Looking at the achievement system design doc, there are about 10 elements to each achievement, multiplied by about 600 achievements that need to be built (in a nested achievement, each step in the nest has to be built individually).
So that’s 6000 fields of the design doc that need to be processed. (Much more than any other feature we’ve ever done.)
Processing of each achievement includes the following steps:
- Designing the achievement and designing each component of it
- Having at least one peer-review pass
- Iterating based on peer comments, if needed
- Having a designer implement that achievement using the custom achievement interface that was built. This could take one hour for a simple achievement to a couple of days for the most complex ones.
- Marking each field and implemented and ready to be tested by QA
- Have QA execute their review pass and verify each field
- Have the designer make changes or fixes based on QA comments, if needed.
- Have QA go back and verify to make sure that changes were successfully made and no new problems were created. (Repeat if needed)
- Get the latest updates on the alpha test server for review.
- Solicit feedback from the alpha testers for every achievement.
- Alpha test feedback, in some cases, will require this process to be restarted if an achievement is modified or redesigned based on feedback, to make it more fun or fix some kind of issue
- Once all of that is done, you’re then ready for public testing, which will likely re-engage the design process on some percentage of achievements based on feedback.
Some of the time, an achievement sails through and the total work isn't too much and sometimes iteration and improving quality means a week of total manpower just for one of the fancier achievements.

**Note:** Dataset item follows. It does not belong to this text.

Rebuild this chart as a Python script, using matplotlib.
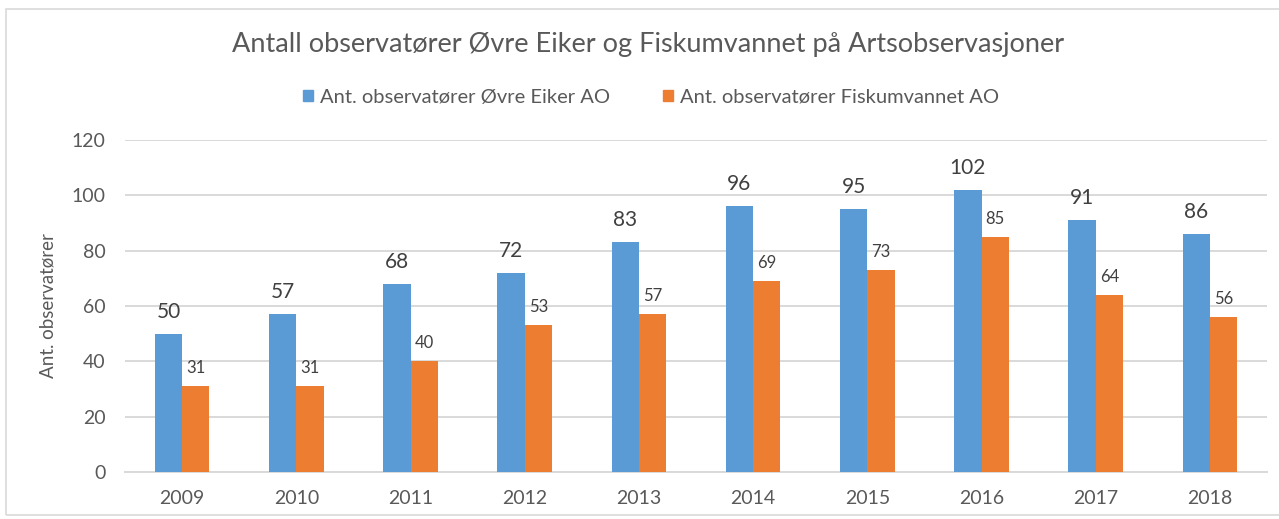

This whole process doesn't even include the work to actually have engineers build the back-end achievement tech, determine the most performant method of setting up everything, creating the design tools needed to implement each achievement (a critical part of the process) and support the feature throughout the design process by adding new tech. (“Oh, you guys want to have some timed achievements? We’ll build that for you. You want to be able to check to see what gear a person is wearing for a specific achievement? You got it!”)
So, the number of moving parts of a system is what I generally use to estimate a release date. I also tend to factor in a reasonable number of rounds of testing and iteration for brand new systems. This means if you ask me when a new system is being released, I will generally give the furthest release dates out of anyone, and even then I will probably be too optimistic by some amount.
That’s some background on why things take a long time.